Requirements -
Reproduce the material below line by line, beginning with its first line and ending with the line that contains "import seaborn as sns"; leave out pictures.

***** Available data *****

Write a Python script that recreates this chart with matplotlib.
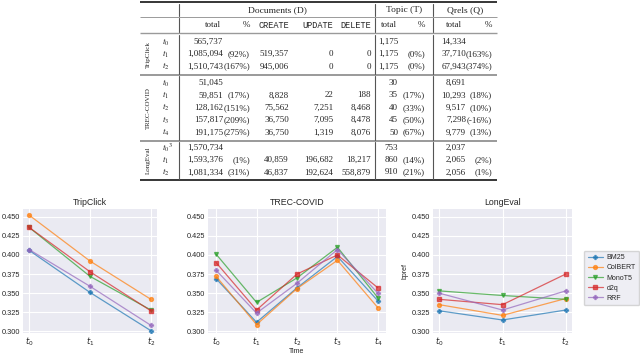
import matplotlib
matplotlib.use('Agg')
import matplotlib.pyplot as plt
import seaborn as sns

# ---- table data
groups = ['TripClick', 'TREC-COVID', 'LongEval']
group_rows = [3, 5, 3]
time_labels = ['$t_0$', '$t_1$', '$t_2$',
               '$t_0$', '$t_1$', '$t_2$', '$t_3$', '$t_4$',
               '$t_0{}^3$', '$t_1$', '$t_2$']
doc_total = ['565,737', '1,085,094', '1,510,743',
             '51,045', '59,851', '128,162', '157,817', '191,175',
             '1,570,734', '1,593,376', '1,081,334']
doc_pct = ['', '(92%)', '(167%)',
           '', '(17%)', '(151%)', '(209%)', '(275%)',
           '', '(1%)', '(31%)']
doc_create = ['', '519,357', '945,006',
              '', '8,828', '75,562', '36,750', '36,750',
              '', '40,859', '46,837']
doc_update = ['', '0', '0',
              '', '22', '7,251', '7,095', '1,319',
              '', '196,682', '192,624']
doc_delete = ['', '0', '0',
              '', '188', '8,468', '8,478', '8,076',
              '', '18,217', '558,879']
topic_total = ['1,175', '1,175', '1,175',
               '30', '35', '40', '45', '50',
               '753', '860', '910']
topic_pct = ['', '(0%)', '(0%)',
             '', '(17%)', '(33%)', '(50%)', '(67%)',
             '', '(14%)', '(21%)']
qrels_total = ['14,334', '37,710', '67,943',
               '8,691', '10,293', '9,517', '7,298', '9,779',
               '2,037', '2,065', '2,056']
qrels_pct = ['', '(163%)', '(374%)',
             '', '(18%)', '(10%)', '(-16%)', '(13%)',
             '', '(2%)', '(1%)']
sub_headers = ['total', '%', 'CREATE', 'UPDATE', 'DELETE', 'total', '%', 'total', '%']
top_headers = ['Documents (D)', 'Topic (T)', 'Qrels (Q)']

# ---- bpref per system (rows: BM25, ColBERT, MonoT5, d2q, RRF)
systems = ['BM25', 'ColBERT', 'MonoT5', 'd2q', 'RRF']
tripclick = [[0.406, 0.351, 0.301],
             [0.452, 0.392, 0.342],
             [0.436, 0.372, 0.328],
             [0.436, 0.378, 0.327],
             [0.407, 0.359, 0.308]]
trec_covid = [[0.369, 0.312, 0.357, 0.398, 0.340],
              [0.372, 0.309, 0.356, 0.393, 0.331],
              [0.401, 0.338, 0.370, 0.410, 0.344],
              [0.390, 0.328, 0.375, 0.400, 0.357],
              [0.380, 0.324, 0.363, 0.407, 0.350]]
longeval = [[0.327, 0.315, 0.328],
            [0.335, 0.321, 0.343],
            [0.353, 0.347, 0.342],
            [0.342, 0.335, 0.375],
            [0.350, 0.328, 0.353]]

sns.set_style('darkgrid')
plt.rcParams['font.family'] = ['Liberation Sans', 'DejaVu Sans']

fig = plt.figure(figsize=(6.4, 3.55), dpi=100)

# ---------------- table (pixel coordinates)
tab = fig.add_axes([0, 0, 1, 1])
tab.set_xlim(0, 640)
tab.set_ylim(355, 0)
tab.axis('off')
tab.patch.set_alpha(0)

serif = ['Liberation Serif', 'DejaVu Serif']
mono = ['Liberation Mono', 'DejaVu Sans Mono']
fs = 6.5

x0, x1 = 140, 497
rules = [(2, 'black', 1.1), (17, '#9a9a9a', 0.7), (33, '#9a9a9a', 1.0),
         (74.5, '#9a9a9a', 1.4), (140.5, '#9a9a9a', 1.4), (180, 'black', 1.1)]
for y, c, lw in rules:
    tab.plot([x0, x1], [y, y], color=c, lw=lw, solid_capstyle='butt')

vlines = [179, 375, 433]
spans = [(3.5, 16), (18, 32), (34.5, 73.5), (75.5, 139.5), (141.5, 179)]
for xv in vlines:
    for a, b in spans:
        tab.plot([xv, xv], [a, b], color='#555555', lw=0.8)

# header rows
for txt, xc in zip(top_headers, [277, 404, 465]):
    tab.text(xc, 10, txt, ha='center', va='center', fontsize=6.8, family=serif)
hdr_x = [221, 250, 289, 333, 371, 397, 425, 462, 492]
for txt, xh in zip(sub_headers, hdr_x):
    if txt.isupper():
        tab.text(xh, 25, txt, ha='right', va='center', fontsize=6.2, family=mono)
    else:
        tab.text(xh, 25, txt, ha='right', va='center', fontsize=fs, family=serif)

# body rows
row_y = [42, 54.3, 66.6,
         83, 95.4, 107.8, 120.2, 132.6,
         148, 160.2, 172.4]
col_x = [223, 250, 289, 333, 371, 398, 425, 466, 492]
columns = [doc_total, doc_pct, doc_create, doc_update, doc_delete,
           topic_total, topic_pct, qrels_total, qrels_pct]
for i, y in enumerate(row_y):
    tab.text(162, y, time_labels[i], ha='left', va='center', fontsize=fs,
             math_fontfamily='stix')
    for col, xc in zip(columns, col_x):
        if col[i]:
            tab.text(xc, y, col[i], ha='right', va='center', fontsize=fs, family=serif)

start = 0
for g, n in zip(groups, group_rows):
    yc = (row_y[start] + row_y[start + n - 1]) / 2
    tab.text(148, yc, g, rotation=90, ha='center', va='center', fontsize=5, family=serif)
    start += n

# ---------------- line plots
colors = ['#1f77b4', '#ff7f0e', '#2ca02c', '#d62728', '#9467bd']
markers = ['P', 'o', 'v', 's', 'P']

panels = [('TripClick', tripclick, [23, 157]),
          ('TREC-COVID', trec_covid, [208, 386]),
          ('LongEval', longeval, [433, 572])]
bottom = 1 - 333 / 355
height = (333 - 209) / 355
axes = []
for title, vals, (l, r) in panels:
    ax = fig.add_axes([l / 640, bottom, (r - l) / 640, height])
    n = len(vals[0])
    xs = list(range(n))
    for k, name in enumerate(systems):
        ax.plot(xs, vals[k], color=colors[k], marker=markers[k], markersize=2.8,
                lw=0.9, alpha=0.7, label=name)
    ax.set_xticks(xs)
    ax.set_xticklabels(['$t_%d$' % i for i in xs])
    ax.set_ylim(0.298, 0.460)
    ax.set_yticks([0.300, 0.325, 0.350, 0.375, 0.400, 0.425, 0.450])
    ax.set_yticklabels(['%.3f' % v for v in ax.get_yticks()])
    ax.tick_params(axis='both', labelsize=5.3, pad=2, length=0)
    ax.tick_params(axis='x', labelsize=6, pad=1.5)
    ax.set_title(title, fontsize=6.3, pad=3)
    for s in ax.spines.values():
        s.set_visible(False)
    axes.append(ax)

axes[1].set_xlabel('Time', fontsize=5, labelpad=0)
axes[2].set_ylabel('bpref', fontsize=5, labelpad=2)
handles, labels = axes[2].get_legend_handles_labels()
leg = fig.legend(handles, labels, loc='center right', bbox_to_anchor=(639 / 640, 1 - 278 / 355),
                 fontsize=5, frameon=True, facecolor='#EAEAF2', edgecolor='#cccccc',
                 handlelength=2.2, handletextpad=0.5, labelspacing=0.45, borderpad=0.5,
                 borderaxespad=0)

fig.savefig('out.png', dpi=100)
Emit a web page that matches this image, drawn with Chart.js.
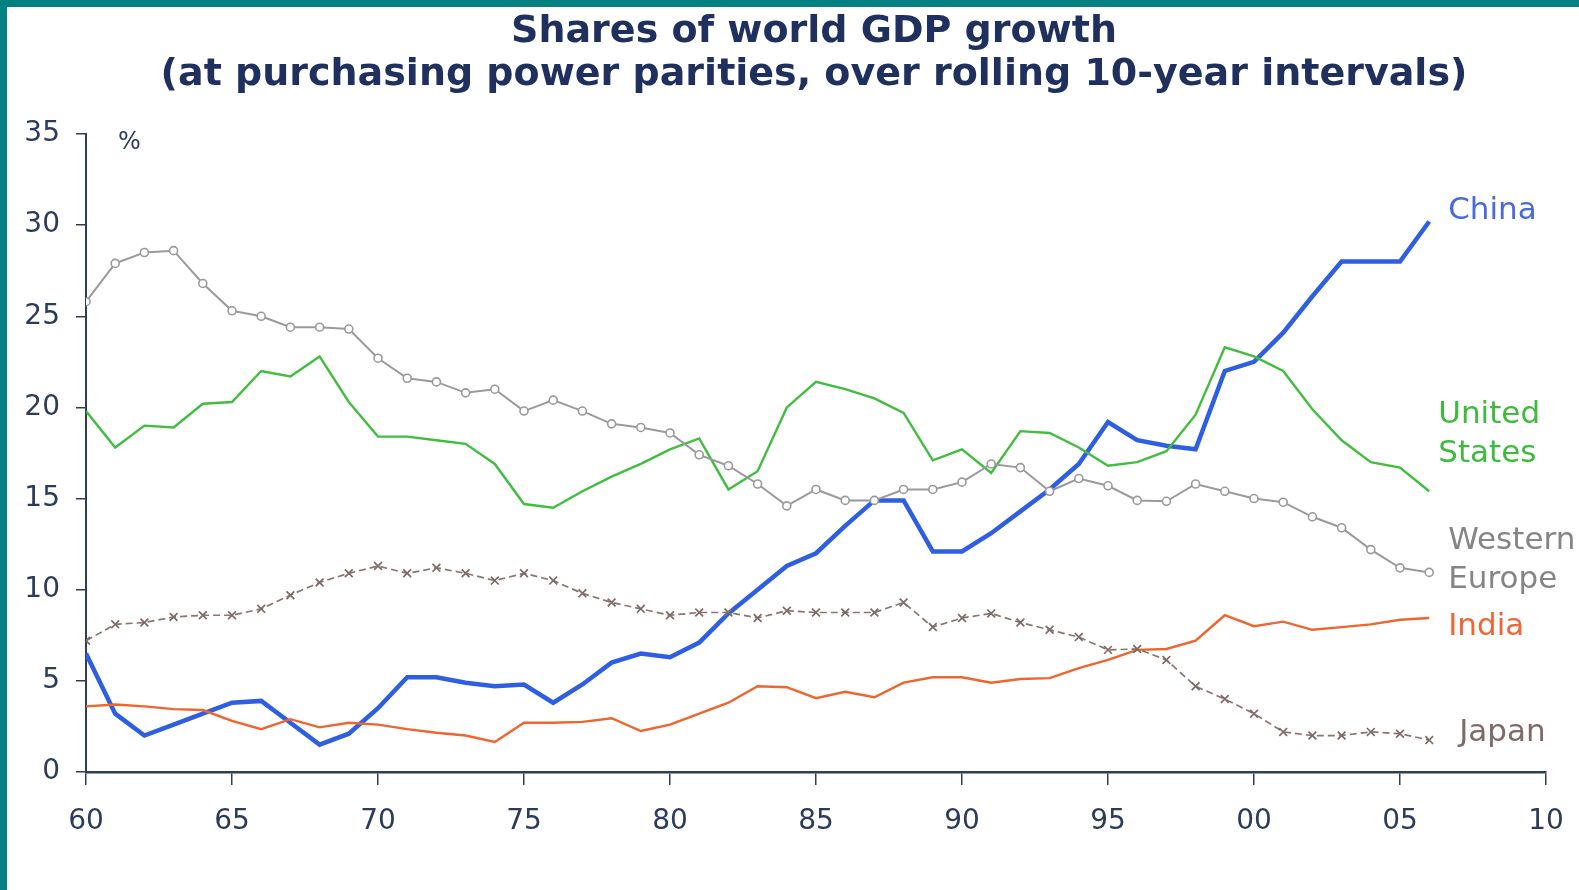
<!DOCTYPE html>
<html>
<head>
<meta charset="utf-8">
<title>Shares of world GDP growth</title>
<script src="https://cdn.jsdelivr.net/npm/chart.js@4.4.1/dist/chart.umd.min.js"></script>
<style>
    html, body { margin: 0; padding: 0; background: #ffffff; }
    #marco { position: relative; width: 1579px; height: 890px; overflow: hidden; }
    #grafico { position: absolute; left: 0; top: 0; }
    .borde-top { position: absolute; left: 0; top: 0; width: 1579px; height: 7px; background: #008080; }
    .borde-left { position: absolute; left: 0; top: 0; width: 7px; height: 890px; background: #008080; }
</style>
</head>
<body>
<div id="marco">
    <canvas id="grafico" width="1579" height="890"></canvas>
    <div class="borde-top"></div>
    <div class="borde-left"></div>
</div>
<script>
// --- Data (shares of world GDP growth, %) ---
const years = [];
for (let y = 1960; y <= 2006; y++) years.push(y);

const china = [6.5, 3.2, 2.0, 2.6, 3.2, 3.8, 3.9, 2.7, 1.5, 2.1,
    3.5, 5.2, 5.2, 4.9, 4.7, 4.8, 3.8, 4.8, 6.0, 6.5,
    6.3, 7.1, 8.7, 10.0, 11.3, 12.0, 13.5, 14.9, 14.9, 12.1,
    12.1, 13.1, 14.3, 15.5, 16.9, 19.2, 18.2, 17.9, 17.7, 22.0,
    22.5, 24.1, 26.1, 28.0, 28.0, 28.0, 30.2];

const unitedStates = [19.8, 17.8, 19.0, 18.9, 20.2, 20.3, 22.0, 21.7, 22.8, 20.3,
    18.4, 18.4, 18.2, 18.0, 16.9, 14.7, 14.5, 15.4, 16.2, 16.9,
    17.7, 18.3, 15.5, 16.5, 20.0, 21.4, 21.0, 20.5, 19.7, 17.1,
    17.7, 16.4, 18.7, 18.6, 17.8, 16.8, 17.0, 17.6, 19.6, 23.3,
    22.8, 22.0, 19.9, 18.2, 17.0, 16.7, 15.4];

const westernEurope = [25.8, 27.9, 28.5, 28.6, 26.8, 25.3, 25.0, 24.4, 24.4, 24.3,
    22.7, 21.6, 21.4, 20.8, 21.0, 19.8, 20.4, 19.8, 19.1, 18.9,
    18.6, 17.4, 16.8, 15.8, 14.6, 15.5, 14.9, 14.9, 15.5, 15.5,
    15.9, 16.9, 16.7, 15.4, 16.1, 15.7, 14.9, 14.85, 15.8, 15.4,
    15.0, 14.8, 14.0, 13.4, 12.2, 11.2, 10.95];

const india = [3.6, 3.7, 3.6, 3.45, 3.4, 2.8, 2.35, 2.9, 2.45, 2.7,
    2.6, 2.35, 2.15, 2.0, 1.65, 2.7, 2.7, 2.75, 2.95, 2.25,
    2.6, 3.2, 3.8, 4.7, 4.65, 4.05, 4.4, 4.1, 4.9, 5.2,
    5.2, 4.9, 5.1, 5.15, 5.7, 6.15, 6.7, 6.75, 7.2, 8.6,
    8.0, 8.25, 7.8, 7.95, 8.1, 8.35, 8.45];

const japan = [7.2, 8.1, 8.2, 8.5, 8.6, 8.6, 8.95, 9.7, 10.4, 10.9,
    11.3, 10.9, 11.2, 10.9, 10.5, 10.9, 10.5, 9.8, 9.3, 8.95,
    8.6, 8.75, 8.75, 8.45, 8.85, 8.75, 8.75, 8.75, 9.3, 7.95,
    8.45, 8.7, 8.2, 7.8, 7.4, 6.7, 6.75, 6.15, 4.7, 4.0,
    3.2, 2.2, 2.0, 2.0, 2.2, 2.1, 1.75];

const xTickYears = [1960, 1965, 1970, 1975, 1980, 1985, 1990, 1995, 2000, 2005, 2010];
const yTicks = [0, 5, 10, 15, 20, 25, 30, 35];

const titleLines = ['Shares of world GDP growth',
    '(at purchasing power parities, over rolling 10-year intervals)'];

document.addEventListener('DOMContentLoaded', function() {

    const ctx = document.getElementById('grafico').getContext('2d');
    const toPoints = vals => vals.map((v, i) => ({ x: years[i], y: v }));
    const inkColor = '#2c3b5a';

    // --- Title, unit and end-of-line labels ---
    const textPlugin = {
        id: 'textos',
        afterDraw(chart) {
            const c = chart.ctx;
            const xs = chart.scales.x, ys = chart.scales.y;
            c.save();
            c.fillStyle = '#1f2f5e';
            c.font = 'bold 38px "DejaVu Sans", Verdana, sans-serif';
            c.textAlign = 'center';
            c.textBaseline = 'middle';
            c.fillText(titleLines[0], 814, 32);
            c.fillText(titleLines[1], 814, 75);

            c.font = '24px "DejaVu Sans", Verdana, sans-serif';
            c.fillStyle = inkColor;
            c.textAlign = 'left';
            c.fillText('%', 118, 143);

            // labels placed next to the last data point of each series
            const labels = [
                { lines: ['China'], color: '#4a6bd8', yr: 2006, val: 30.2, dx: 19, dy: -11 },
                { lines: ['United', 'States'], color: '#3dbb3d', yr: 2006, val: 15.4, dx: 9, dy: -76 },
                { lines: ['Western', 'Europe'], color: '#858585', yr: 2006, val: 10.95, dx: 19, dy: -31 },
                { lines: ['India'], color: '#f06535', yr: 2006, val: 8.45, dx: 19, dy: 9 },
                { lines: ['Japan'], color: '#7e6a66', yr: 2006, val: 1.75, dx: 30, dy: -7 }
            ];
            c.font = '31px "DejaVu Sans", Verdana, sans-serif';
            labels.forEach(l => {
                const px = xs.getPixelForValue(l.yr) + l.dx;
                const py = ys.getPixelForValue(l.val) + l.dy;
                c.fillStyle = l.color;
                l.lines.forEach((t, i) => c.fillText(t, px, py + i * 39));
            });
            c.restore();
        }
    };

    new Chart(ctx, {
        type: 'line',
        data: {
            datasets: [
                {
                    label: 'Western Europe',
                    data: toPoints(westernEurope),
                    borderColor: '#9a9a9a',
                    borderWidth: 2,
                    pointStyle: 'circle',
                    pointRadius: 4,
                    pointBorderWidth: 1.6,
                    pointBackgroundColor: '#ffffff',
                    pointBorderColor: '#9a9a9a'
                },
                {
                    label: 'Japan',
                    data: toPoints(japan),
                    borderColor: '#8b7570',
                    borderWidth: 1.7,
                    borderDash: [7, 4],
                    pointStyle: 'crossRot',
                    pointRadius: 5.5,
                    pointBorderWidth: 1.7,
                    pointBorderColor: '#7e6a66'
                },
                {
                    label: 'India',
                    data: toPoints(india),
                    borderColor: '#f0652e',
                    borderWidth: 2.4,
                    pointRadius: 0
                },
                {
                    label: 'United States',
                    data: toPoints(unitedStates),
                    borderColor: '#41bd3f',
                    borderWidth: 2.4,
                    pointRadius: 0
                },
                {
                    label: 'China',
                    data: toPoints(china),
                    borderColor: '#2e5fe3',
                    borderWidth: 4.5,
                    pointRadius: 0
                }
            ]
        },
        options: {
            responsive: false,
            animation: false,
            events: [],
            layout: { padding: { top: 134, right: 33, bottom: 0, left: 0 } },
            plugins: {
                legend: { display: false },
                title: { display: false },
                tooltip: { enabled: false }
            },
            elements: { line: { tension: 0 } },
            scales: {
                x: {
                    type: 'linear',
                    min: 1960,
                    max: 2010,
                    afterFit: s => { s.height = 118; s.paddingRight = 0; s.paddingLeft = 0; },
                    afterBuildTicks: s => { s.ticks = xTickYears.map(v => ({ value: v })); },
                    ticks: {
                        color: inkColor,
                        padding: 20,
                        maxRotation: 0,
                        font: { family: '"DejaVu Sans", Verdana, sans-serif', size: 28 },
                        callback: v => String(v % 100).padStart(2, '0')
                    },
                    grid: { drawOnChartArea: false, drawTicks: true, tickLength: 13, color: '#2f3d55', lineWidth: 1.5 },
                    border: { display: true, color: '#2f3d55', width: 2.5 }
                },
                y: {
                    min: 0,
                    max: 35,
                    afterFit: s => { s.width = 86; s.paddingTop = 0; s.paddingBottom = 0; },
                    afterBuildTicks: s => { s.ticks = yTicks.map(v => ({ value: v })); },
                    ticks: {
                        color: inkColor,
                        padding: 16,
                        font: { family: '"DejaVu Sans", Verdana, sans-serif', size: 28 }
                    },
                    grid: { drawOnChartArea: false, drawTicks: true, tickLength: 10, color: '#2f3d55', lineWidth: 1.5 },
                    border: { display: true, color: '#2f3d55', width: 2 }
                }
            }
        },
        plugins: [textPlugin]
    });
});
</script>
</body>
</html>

*****

Correct result -
Write a Python script that recreates this chart with matplotlib.
import matplotlib
matplotlib.use('Agg')
import matplotlib.pyplot as plt
import seaborn as sns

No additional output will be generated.